======== Supplied records

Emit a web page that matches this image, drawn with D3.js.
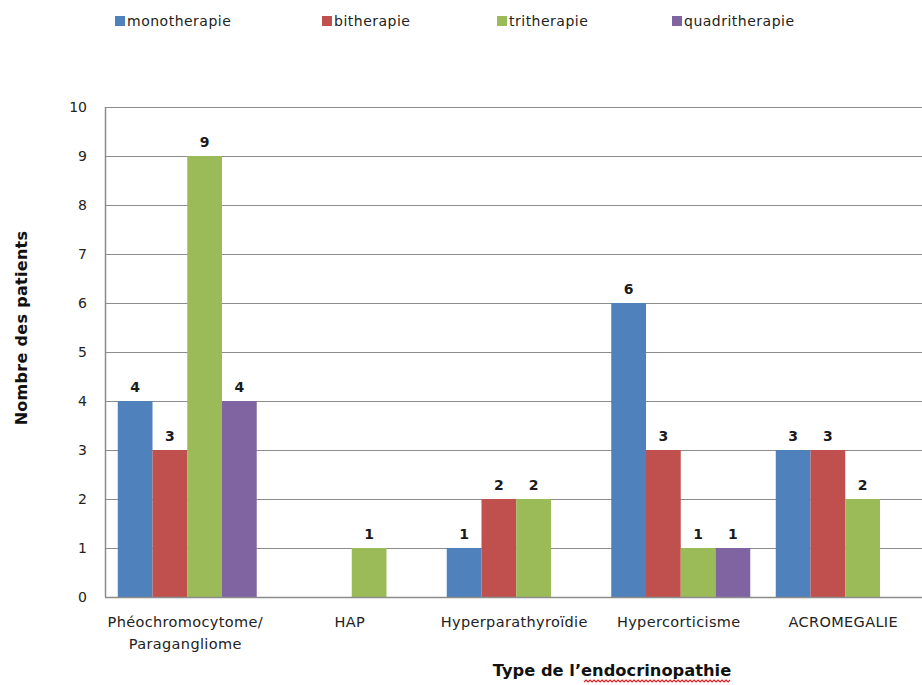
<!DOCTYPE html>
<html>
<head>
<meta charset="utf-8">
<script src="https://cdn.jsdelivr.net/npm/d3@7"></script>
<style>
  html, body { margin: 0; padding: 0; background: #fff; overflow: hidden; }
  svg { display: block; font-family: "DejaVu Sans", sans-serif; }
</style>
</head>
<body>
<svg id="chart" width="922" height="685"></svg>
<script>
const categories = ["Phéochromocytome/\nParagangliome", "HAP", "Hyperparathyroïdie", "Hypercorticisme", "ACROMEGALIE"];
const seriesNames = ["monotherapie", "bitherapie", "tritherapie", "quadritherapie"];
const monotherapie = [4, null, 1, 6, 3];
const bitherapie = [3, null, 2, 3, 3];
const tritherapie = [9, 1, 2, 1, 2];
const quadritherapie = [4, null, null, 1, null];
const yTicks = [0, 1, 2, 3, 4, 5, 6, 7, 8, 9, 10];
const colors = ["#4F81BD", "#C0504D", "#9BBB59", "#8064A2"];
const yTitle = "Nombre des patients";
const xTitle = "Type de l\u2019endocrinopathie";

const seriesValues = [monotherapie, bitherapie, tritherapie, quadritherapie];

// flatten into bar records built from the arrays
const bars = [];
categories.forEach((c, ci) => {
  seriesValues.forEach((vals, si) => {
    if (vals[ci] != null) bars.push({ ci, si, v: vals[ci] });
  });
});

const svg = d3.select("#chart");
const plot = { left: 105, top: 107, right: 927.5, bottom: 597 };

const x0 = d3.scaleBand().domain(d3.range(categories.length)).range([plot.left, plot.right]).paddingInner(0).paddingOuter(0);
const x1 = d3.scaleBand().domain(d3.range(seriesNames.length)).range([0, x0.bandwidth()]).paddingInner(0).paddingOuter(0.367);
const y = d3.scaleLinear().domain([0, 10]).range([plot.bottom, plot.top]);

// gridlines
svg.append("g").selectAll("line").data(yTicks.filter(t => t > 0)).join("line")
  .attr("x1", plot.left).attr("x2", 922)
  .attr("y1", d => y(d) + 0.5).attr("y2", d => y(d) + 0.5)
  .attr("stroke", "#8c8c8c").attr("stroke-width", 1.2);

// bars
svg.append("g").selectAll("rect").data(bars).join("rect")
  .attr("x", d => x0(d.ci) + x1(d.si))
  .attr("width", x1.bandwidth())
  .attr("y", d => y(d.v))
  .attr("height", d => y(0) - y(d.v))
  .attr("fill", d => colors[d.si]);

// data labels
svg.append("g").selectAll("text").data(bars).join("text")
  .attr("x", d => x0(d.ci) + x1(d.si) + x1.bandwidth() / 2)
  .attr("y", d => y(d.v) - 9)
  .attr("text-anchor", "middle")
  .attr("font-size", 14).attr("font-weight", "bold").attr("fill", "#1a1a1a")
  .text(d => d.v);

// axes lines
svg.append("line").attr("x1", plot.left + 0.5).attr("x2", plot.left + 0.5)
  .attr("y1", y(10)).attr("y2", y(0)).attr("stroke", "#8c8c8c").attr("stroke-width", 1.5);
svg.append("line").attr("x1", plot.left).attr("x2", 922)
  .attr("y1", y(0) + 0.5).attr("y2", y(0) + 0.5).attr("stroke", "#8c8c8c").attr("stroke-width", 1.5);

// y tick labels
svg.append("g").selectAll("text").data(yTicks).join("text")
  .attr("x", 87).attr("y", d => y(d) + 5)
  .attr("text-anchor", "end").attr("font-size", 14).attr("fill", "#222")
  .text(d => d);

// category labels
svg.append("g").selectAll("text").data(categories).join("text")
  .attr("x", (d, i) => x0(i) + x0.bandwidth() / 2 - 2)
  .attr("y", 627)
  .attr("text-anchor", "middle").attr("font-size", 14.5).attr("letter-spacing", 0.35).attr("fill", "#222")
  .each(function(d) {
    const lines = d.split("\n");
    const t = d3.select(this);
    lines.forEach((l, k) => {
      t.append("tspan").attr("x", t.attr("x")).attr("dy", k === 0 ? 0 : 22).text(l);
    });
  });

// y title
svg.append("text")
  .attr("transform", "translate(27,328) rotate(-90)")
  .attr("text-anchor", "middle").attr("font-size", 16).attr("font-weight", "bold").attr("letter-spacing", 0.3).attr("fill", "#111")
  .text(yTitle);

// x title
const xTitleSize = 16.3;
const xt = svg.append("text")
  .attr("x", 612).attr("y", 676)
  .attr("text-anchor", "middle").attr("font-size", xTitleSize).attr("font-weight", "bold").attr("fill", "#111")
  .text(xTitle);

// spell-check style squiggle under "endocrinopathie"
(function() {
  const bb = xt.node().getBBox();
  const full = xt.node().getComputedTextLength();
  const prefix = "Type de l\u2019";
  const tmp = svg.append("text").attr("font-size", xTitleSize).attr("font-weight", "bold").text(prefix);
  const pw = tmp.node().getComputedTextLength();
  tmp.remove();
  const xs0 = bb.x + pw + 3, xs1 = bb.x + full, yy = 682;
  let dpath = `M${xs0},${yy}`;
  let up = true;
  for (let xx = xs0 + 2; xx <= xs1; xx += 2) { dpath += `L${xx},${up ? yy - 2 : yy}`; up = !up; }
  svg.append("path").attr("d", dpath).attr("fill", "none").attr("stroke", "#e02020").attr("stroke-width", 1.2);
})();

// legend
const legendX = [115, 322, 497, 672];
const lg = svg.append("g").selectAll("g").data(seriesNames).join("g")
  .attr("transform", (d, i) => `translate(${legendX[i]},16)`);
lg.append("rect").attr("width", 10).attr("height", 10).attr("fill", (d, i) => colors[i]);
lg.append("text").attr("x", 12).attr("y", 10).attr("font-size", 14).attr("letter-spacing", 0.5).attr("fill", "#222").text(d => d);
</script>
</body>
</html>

================
======== Supplied records

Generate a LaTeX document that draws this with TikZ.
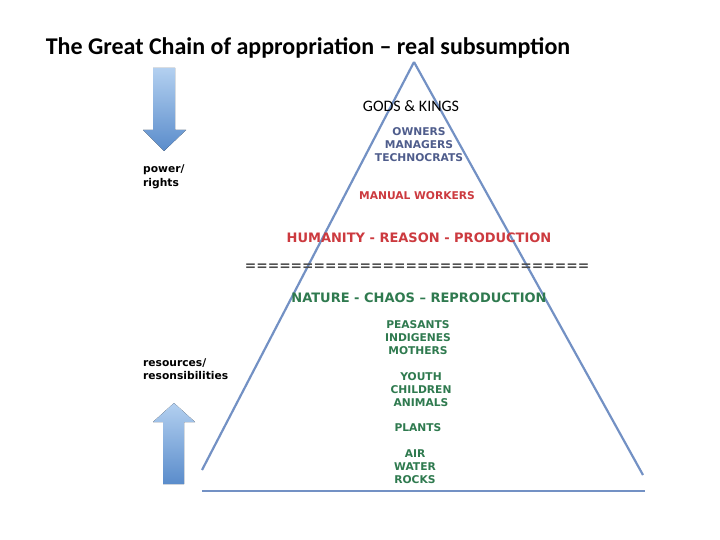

================
======== Supplied records

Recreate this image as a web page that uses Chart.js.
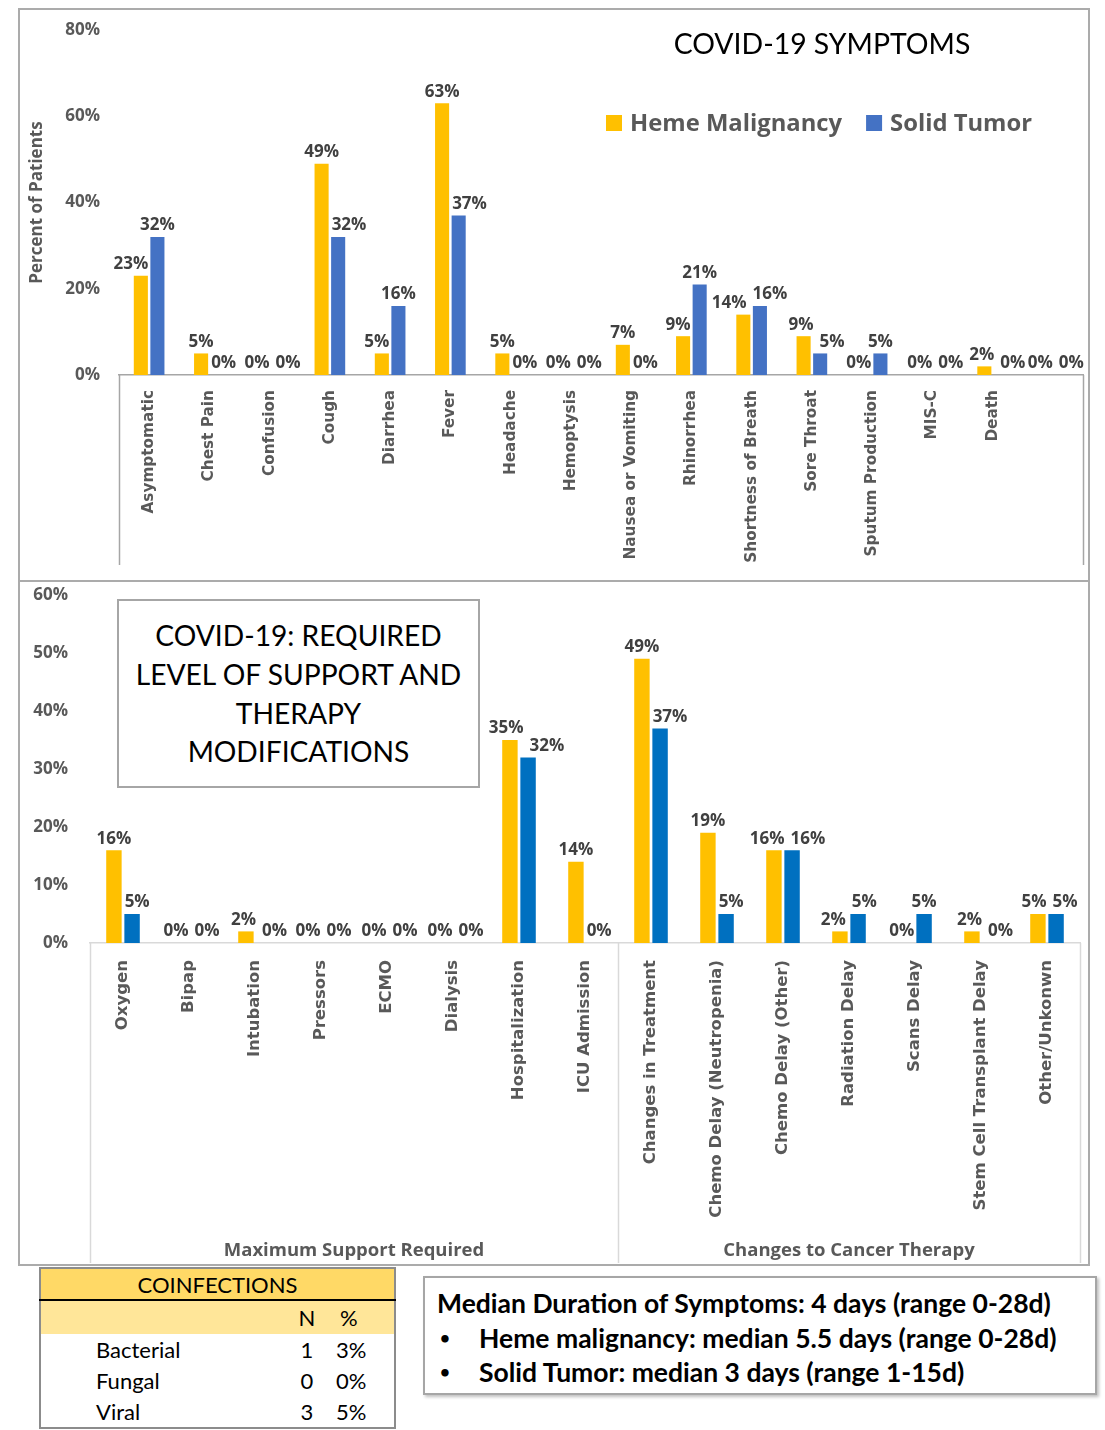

================

**Work instructions:**
Start at the line that contains "Emit a web page", stop at the line that contains "d => colors[d.si]);", and reproduce each line in that stretch exactly. Pictures are excluded.

**Exercise solution:**
Emit a web page that matches this image, drawn with D3.js.
<!DOCTYPE html>
<html>
<head>
<meta charset="utf-8">
<script src="https://cdn.jsdelivr.net/npm/d3@7"></script>
<style>
  html, body { margin: 0; padding: 0; background: #fff; overflow: hidden; }
  svg { display: block; font-family: "DejaVu Sans", sans-serif; }
</style>
</head>
<body>
<svg id="chart" width="922" height="685"></svg>
<script>
const categories = ["Phéochromocytome/\nParagangliome", "HAP", "Hyperparathyroïdie", "Hypercorticisme", "ACROMEGALIE"];
const seriesNames = ["monotherapie", "bitherapie", "tritherapie", "quadritherapie"];
const monotherapie = [4, null, 1, 6, 3];
const bitherapie = [3, null, 2, 3, 3];
const tritherapie = [9, 1, 2, 1, 2];
const quadritherapie = [4, null, null, 1, null];
const yTicks = [0, 1, 2, 3, 4, 5, 6, 7, 8, 9, 10];
const colors = ["#4F81BD", "#C0504D", "#9BBB59", "#8064A2"];
const yTitle = "Nombre des patients";
const xTitle = "Type de l\u2019endocrinopathie";

const seriesValues = [monotherapie, bitherapie, tritherapie, quadritherapie];

// flatten into bar records built from the arrays
const bars = [];
categories.forEach((c, ci) => {
  seriesValues.forEach((vals, si) => {
    if (vals[ci] != null) bars.push({ ci, si, v: vals[ci] });
  });
});

const svg = d3.select("#chart");
const plot = { left: 105, top: 107, right: 927.5, bottom: 597 };

const x0 = d3.scaleBand().domain(d3.range(categories.length)).range([plot.left, plot.right]).paddingInner(0).paddingOuter(0);
const x1 = d3.scaleBand().domain(d3.range(seriesNames.length)).range([0, x0.bandwidth()]).paddingInner(0).paddingOuter(0.367);
const y = d3.scaleLinear().domain([0, 10]).range([plot.bottom, plot.top]);

// gridlines
svg.append("g").selectAll("line").data(yTicks.filter(t => t > 0)).join("line")
  .attr("x1", plot.left).attr("x2", 922)
  .attr("y1", d => y(d) + 0.5).attr("y2", d => y(d) + 0.5)
  .attr("stroke", "#8c8c8c").attr("stroke-width", 1.2);

// bars
svg.append("g").selectAll("rect").data(bars).join("rect")
  .attr("x", d => x0(d.ci) + x1(d.si))
  .attr("width", x1.bandwidth())
  .attr("y", d => y(d.v))
  .attr("height", d => y(0) - y(d.v))
  .attr("fill", d => colors[d.si]);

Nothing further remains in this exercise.